> Data excerpt
####################

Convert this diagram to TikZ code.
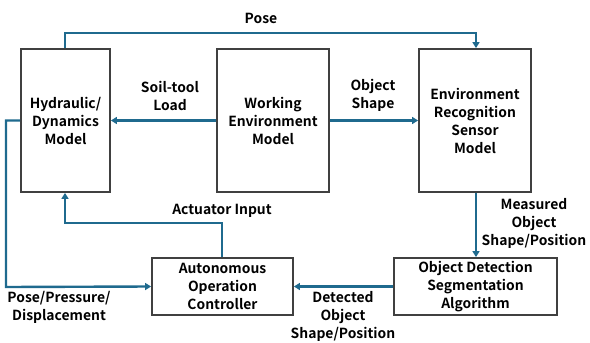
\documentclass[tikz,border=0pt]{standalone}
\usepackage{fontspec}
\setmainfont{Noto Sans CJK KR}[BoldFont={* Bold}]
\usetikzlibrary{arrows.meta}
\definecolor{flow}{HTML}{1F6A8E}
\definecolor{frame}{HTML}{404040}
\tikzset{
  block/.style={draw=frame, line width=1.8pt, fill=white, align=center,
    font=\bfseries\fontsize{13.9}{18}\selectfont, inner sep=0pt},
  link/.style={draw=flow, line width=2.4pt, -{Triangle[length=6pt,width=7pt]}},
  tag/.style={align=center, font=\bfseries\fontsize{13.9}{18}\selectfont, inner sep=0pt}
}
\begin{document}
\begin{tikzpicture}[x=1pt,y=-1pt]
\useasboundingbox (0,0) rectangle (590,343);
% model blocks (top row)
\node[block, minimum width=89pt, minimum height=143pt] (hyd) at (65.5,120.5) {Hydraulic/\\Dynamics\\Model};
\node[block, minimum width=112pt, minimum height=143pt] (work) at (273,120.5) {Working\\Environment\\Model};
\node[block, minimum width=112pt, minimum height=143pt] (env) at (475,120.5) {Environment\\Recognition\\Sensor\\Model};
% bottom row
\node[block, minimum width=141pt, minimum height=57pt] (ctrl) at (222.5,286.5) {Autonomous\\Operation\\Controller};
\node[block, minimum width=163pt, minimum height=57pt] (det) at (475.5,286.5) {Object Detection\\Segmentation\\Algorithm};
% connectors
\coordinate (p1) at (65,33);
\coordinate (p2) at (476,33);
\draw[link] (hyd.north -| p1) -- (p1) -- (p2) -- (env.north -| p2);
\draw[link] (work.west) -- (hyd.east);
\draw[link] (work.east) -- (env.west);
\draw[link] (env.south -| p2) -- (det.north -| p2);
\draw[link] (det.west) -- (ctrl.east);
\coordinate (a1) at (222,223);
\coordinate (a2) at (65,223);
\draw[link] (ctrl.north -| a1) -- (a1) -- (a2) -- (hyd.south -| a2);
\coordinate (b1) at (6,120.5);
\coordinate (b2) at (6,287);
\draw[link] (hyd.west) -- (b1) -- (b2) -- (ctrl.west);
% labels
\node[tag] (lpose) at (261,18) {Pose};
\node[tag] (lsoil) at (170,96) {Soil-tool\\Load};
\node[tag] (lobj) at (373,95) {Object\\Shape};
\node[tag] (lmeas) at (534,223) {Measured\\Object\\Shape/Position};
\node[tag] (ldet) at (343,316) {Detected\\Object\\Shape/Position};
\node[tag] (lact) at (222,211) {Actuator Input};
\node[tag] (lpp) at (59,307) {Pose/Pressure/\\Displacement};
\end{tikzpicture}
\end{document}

####################

> Goal
Give back every line exactly as it stands, pictures excluded.

> Response to the task
Convert this diagram to TikZ code.
\documentclass[tikz,border=0pt]{standalone}
\usepackage{fontspec}
\setmainfont{Noto Sans CJK KR}[BoldFont={* Bold}]
\usetikzlibrary{arrows.meta}
\definecolor{flow}{HTML}{1F6A8E}
\definecolor{frame}{HTML}{404040}
\tikzset{
  block/.style={draw=frame, line width=1.8pt, fill=white, align=center,
    font=\bfseries\fontsize{13.9}{18}\selectfont, inner sep=0pt},
  link/.style={draw=flow, line width=2.4pt, -{Triangle[length=6pt,width=7pt]}},
  tag/.style={align=center, font=\bfseries\fontsize{13.9}{18}\selectfont, inner sep=0pt}
}
\begin{document}
\begin{tikzpicture}[x=1pt,y=-1pt]
\useasboundingbox (0,0) rectangle (590,343);
% model blocks (top row)
\node[block, minimum width=89pt, minimum height=143pt] (hyd) at (65.5,120.5) {Hydraulic/\\Dynamics\\Model};
\node[block, minimum width=112pt, minimum height=143pt] (work) at (273,120.5) {Working\\Environment\\Model};
\node[block, minimum width=112pt, minimum height=143pt] (env) at (475,120.5) {Environment\\Recognition\\Sensor\\Model};
% bottom row
\node[block, minimum width=141pt, minimum height=57pt] (ctrl) at (222.5,286.5) {Autonomous\\Operation\\Controller};
\node[block, minimum width=163pt, minimum height=57pt] (det) at (475.5,286.5) {Object Detection\\Segmentation\\Algorithm};
% connectors
\coordinate (p1) at (65,33);
\coordinate (p2) at (476,33);
\draw[link] (hyd.north -| p1) -- (p1) -- (p2) -- (env.north -| p2);
\draw[link] (work.west) -- (hyd.east);
\draw[link] (work.east) -- (env.west);
\draw[link] (env.south -| p2) -- (det.north -| p2);
\draw[link] (det.west) -- (ctrl.east);
\coordinate (a1) at (222,223);
\coordinate (a2) at (65,223);
\draw[link] (ctrl.north -| a1) -- (a1) -- (a2) -- (hyd.south -| a2);
\coordinate (b1) at (6,120.5);
\coordinate (b2) at (6,287);
\draw[link] (hyd.west) -- (b1) -- (b2) -- (ctrl.west);
% labels
\node[tag] (lpose) at (261,18) {Pose};
\node[tag] (lsoil) at (170,96) {Soil-tool\\Load};
\node[tag] (lobj) at (373,95) {Object\\Shape};
\node[tag] (lmeas) at (534,223) {Measured\\Object\\Shape/Position};
\node[tag] (ldet) at (343,316) {Detected\\Object\\Shape/Position};
\node[tag] (lact) at (222,211) {Actuator Input};
\node[tag] (lpp) at (59,307) {Pose/Pressure/\\Displacement};
\end{tikzpicture}
\end{document}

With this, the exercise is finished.